I grew up with sayings like "God will never give us more than we can handle" and "God helps those that help themselves" and while they are great I think they cripple us from the truth. The truth is that we have more than we can handle all the time and if we could help ourselves there would be no need for God's intervention. Those sayings are peoples way of leaving God out and putting people in. The truth is His word says He will give you a way out, not you will make a way out. It is also true we must work out what He is working in, but let me you tell it is God that is working within before you will work it out. God will not share His glory.

I found that I thought that I was far from God and that was only mental positioning. I can tell you in my fall it was as though He was breathing in my face, holding me. I just want to encourage you whatever is going on in your life God already knows about it, He made you! He wants to work in you so you can work it out, for His glory in every situation and circumstance.

LW

Thursday, January 15, 2009

transparency

If we would just be transparent that we don't have it all together. If we could all truly tell the truth about our hurts and needs, I think we could better bear each others burdens. I also am convinced that we could testify more effectively of Christ in us. His abilitly to save, comfort, and heal.

I think everytime we say we are okay when we aren't or give God credit for something we truly haven't even begun to let him work out in our lives we lie. We lie to ourselves, we lie to others and we are not giving God any glory because our life lived out will show itself to me less than honorable, less than glorifying to His name.

I ache for God in all the places of my heart and life. I don't want to just pretend He is there and then try to workup the appearance that He is. This is my prayer and I know I am far from this place right now.

I will coninue to ask for God's help to press through this to victory in Him.

Eph 3:16-18
LW

Tuesday, January 13, 2009

Why?

This question is on my mind it seems daily. Well it is on mind hourly it seems this past month. Why? I am trying to understand why me? Why now? Why would someone else make the choices they did. I guess I won't have the answers. I want them so badly, so bad I will claw at them. I will read another book, I will ask another question without answers. I will pray prayers that I know God can't answer. Then I do the really silly thing I ask myself why are you doing this? It would be funny if it weren't so awful.

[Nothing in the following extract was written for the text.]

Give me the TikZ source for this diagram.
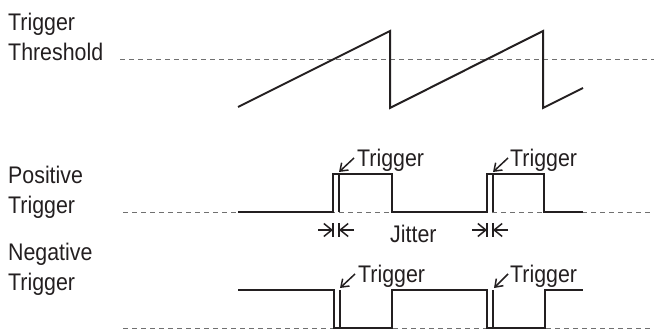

I always hate to say this is the worst thing because I know there is worse. I know I have beautiful blessings in my life everyday. I have three wonderful children. I have food in my kitchen everyday. I have parents and a sister. I have a God who is sovereign and saved me from hell and even myself.

Then I get back to the why..then why does it hurt so bad? Why am I having such a hard time with this? Shouldn't it be easier, shouldn't I be better at forgiving with all my God has done for me?? Am I the only one or am I the only one talking about it? Why do people act so Christian and they have it all together or maybe they do and I don't??!!

Well I have blabbered on but this has to go somewhere

Eph3:14-18
LW

Friday, January 9, 2009

what do you do when it hurts to much?

I keep asking myself how do I move or breathe or even get up for another day when I feel so broken in a million pieces. Then at the next moment I ask myself, what are you being so silly for, get up move on what are you being broken and hurt for? Just the swinging back and forth is enough to make you feel insane. Somehow in the midst of this all I know my God is walking with me. I am sure that when no one knows my pain he can not just see it but understand every bit of it. Right now that comforts me to know I am understood, I am seen. More than that my pain is understood and seen.

I guess for the future I want to be able to think of day when it won't hurt like this. I want to be able to think of a day when my relationship with God is restored fully and my marriage is restored. I am beginning to think it is possible. I know that it is possible somewhere in my heart, I could read it, I could probably even tell my friend but it escapes my scope when I think of it in my future.

I should say I am certain without Christ this would unbearable. I need to act on my belief that God is bigger than any circumstance that could ever come. I need to cling to Jesus in this storm.

clinging

Wednesday, January 7, 2009

Man when you're wrong you're wrong

I love to be right and hate to be hurt. I love for things to go well too. I love when my family and marriage is all packed in a nice package. I guess I like it so well I will lie to myself. I like it so well I will squeeze God out to have it. I will arrange all my feelings to have it. I will apologize for hurt feelings and just plain turn into someone else to get it. The reality that life has spun so far out of control so you could keep it looking somewhat like you wanted it to, really just sucks pardon my french.

I am truly terrified someone will hurt me and I won't like it so I just tell myself, it didn't hurt or they can't hurt me. Or other really interesting things "christian" things like God loves me, so they can't bother me, which is my favorite. So when my marriage is a total wreck and I am dieing inside. I am smiling the whole time saying it doesn't hurt when my life partner has been dishonest with me for years, it can't hurt me because God loves me. At some point I realize what a liar I am to myself, how prideful I am. I am so worried about me, about God being who I want, about my family looking how I want. I won't even admit to myself that I am hurting. That lies hurt, broken promises hurt. I won't admit God isn't even the puppet master in heaven controlling people to make them like I want, he isn't a waiter that gets me what I want or makes my life beautiful and happy everyday.

I am just realizing that it is only in truth that healing can ever happen. I have to tell myself the truth. The truth about who God is. The truth about who I am. The truth about who my Husband is...and who all those people can be to me.

I will be honest it has been and still is like a death to me. I am mourning the loss of the things that will never be, because of who I can't even be to myself, but also who God and Chris can't be to or for me. I am sad to say my expectations were high, and not even real but they were real to me. I had been developing them and thinking on them since I was a little girl so this has been a very difficult time of loss for me.

I am trying to grow in my understanding who God is not what I want Him to be. I want Eph3:17-18 "Then Christ will make his home in your hearts as you trust him. Your roots will grow down into God's love and keep you strong. And may you have the power to understand, as all God's people should, how wide, how long, how high, and how deep his love is."